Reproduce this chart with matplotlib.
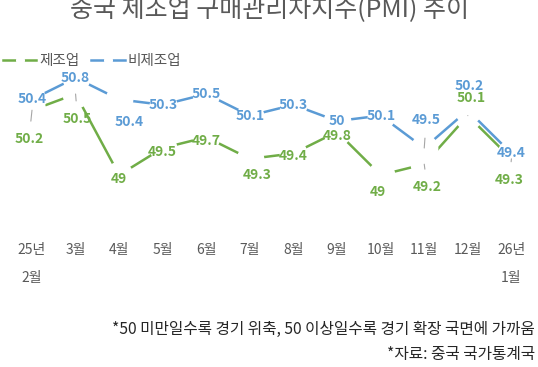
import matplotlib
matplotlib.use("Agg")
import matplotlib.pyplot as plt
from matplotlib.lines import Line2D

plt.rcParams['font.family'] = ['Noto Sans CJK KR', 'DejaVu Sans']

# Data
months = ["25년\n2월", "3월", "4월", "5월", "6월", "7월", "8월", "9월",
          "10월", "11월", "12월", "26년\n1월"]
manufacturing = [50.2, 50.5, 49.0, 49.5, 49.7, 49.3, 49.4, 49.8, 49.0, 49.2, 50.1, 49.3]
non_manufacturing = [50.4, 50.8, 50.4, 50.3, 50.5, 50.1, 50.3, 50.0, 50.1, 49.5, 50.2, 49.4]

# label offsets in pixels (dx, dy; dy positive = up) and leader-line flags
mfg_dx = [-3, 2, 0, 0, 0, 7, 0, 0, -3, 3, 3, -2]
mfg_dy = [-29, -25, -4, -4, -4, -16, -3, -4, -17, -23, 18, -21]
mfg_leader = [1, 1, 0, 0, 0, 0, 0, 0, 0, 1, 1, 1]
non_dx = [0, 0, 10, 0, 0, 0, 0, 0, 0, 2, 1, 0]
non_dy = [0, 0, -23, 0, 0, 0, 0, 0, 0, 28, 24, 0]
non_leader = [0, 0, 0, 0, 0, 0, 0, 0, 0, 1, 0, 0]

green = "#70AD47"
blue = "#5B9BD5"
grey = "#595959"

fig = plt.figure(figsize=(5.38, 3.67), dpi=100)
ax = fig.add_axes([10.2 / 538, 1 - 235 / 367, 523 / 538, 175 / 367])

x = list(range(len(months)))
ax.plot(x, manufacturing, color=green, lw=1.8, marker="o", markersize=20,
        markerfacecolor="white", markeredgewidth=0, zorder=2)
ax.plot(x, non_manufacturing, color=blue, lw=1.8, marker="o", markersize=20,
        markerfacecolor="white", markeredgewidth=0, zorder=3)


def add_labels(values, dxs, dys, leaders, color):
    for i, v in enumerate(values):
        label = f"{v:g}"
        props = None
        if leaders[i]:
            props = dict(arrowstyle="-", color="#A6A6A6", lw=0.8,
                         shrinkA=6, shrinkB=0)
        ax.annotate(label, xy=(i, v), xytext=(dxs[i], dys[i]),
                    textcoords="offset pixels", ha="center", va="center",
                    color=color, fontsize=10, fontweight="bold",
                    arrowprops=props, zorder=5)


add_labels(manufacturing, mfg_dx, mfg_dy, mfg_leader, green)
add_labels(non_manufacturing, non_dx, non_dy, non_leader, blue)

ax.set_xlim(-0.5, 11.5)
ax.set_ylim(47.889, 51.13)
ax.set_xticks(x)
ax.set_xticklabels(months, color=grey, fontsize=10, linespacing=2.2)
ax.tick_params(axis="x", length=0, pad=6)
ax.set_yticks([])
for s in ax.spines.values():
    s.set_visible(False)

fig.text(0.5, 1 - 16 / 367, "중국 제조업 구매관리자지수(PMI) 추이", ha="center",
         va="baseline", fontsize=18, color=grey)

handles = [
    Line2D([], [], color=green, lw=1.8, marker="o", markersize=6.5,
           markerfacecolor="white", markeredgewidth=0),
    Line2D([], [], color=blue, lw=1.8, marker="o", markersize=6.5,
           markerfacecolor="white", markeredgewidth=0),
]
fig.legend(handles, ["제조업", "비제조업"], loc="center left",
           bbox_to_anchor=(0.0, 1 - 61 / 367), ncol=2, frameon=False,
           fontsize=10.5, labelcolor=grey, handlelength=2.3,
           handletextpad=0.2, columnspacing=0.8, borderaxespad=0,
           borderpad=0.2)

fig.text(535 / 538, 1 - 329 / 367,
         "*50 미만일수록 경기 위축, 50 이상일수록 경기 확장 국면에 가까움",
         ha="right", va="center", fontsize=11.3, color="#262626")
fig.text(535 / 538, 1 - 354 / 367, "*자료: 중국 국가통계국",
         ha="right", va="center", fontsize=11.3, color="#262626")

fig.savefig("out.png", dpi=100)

▸ Task statement: Leave out the pictures and restate, word for word, the lines from the top of the data through the line containing "arrowprops=props, zorder=5)", both included.

▸ The answer:
Reproduce this chart with matplotlib.
import matplotlib
matplotlib.use("Agg")
import matplotlib.pyplot as plt
from matplotlib.lines import Line2D

plt.rcParams['font.family'] = ['Noto Sans CJK KR', 'DejaVu Sans']

# Data
months = ["25년\n2월", "3월", "4월", "5월", "6월", "7월", "8월", "9월",
          "10월", "11월", "12월", "26년\n1월"]
manufacturing = [50.2, 50.5, 49.0, 49.5, 49.7, 49.3, 49.4, 49.8, 49.0, 49.2, 50.1, 49.3]
non_manufacturing = [50.4, 50.8, 50.4, 50.3, 50.5, 50.1, 50.3, 50.0, 50.1, 49.5, 50.2, 49.4]

# label offsets in pixels (dx, dy; dy positive = up) and leader-line flags
mfg_dx = [-3, 2, 0, 0, 0, 7, 0, 0, -3, 3, 3, -2]
mfg_dy = [-29, -25, -4, -4, -4, -16, -3, -4, -17, -23, 18, -21]
mfg_leader = [1, 1, 0, 0, 0, 0, 0, 0, 0, 1, 1, 1]
non_dx = [0, 0, 10, 0, 0, 0, 0, 0, 0, 2, 1, 0]
non_dy = [0, 0, -23, 0, 0, 0, 0, 0, 0, 28, 24, 0]
non_leader = [0, 0, 0, 0, 0, 0, 0, 0, 0, 1, 0, 0]

green = "#70AD47"
blue = "#5B9BD5"
grey = "#595959"

fig = plt.figure(figsize=(5.38, 3.67), dpi=100)
ax = fig.add_axes([10.2 / 538, 1 - 235 / 367, 523 / 538, 175 / 367])

x = list(range(len(months)))
ax.plot(x, manufacturing, color=green, lw=1.8, marker="o", markersize=20,
        markerfacecolor="white", markeredgewidth=0, zorder=2)
ax.plot(x, non_manufacturing, color=blue, lw=1.8, marker="o", markersize=20,
        markerfacecolor="white", markeredgewidth=0, zorder=3)


def add_labels(values, dxs, dys, leaders, color):
    for i, v in enumerate(values):
        label = f"{v:g}"
        props = None
        if leaders[i]:
            props = dict(arrowstyle="-", color="#A6A6A6", lw=0.8,
                         shrinkA=6, shrinkB=0)
        ax.annotate(label, xy=(i, v), xytext=(dxs[i], dys[i]),
                    textcoords="offset pixels", ha="center", va="center",
                    color=color, fontsize=10, fontweight="bold",
                    arrowprops=props, zorder=5)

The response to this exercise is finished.